> JOB
Which lines have the string "with"? Copy all of them from the entries below.

-------- RAW RECORDS

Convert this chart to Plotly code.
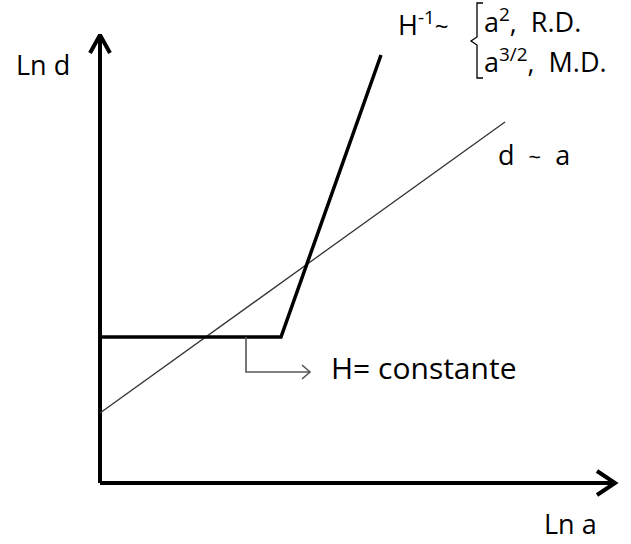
import plotly.graph_objects as go

# Schematic in (Ln a, Ln d) units; origin at the corner of the axes.
axis_len_x = 515
axis_len_y = 448

# Bold curve: H constant, then H^-1 growing with a
bold_lna = [0, 181, 281]
bold_lnd = [146, 146, 428]

# Thin reference line: d ~ a
thin_lna = [0, 405]
thin_lnd = [70, 361]

# Callout pointing from the plateau to its label
call_lna = [146, 146, 210]
call_lnd = [146, 111, 111]

FONT = "Open Sans"
fig = go.Figure()

def line(x, y, w, c="black"):
    fig.add_trace(go.Scatter(x=x, y=y, mode="lines", hoverinfo="skip",
                             line=dict(color=c, width=w), showlegend=False))

# axes with open arrowheads
line([0, 0], [0, axis_len_y], 4)
line([-10, 0, 10], [axis_len_y - 18, axis_len_y, axis_len_y - 18], 4)
line([0, axis_len_x], [0, 0], 4)
line([axis_len_x - 18, axis_len_x, axis_len_x - 18], [12, 0, -12], 4)

line(thin_lna, thin_lnd, 1.3, "#333")
line(bold_lna, bold_lnd, 3.5)
line(call_lna, call_lnd, 1.6, "#555")
line([call_lna[-1] - 8, call_lna[-1], call_lna[-1] - 8],
     [call_lnd[-1] + 7, call_lnd[-1], call_lnd[-1] - 7], 1.6, "#555")

def text(x, y, s, size=26):
    fig.add_annotation(x=x, y=y, xref="x", yref="y", text=s, showarrow=False,
                       xanchor="left", yanchor="middle",
                       font=dict(family=FONT, size=size, color="black"))

text(-86, 419, "Ln d", 27)
text(442, -40, "Ln a", 27)
text(229, 116, "H= constante", 30)
text(396, 329, "d  <span style='font-size:22px'>~</span>  a", 27)
text(296, 460, "H<sup>-1</sup><span style='font-size:24px'>~</span>", 27)
text(382, 463, "a<sup>2</sup>,  R.D.", 27)
text(382, 423, "a<sup>3/2</sup>,  M.D.", 27)

# brace joining the two regimes
fig.add_shape(type="path", xref="x", yref="y",
              path="M 383 480 L 377 480 L 377 446 L 371 442 L 377 438 L 377 405 L 383 405",
              line=dict(color="black", width=1.3))

fig.update_xaxes(range=[-100, 531], visible=False, fixedrange=True)
fig.update_yaxes(range=[-61, 483], visible=False, fixedrange=True)
fig.update_layout(width=631, height=544, margin=dict(l=0, r=0, t=0, b=0),
                  plot_bgcolor="white", paper_bgcolor="white")
fig.write_html("out.html")
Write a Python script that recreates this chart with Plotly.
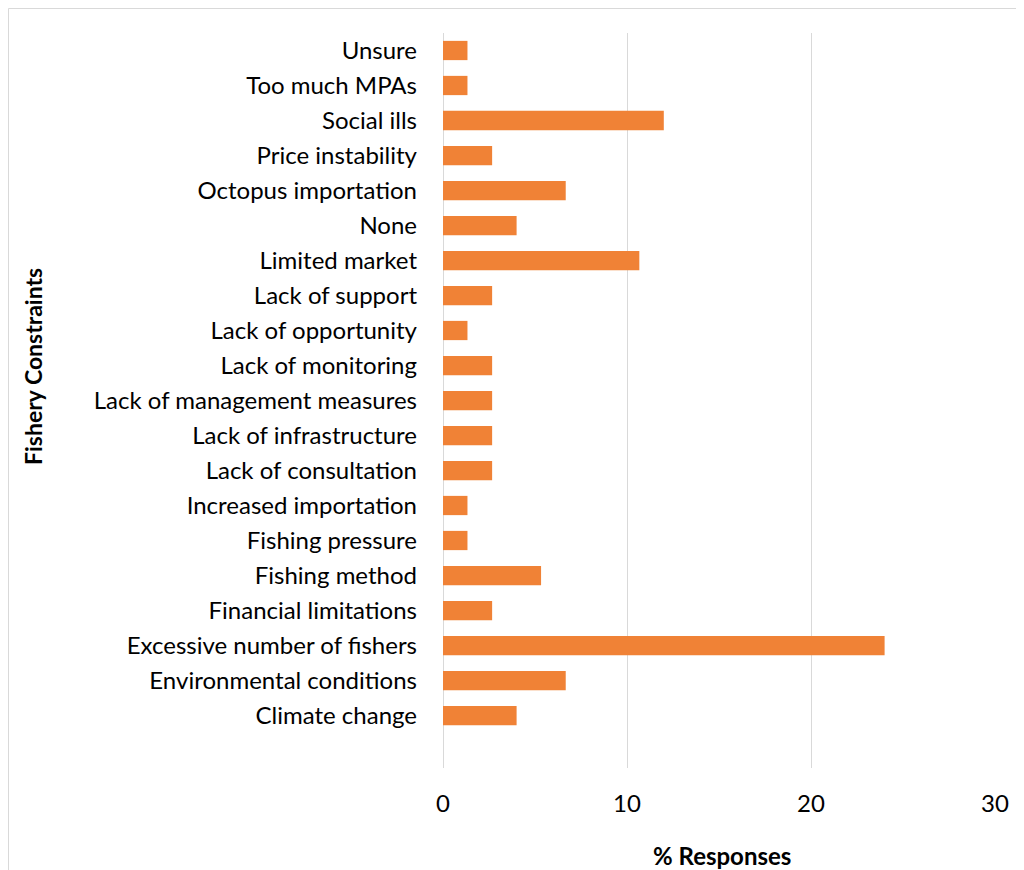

----------------

> EXERCISE SOLUTION
# Bold curve: H constant, then H^-1 growing with a
# axes with open arrowheads
Write a Python script that recreates this chart with Plotly.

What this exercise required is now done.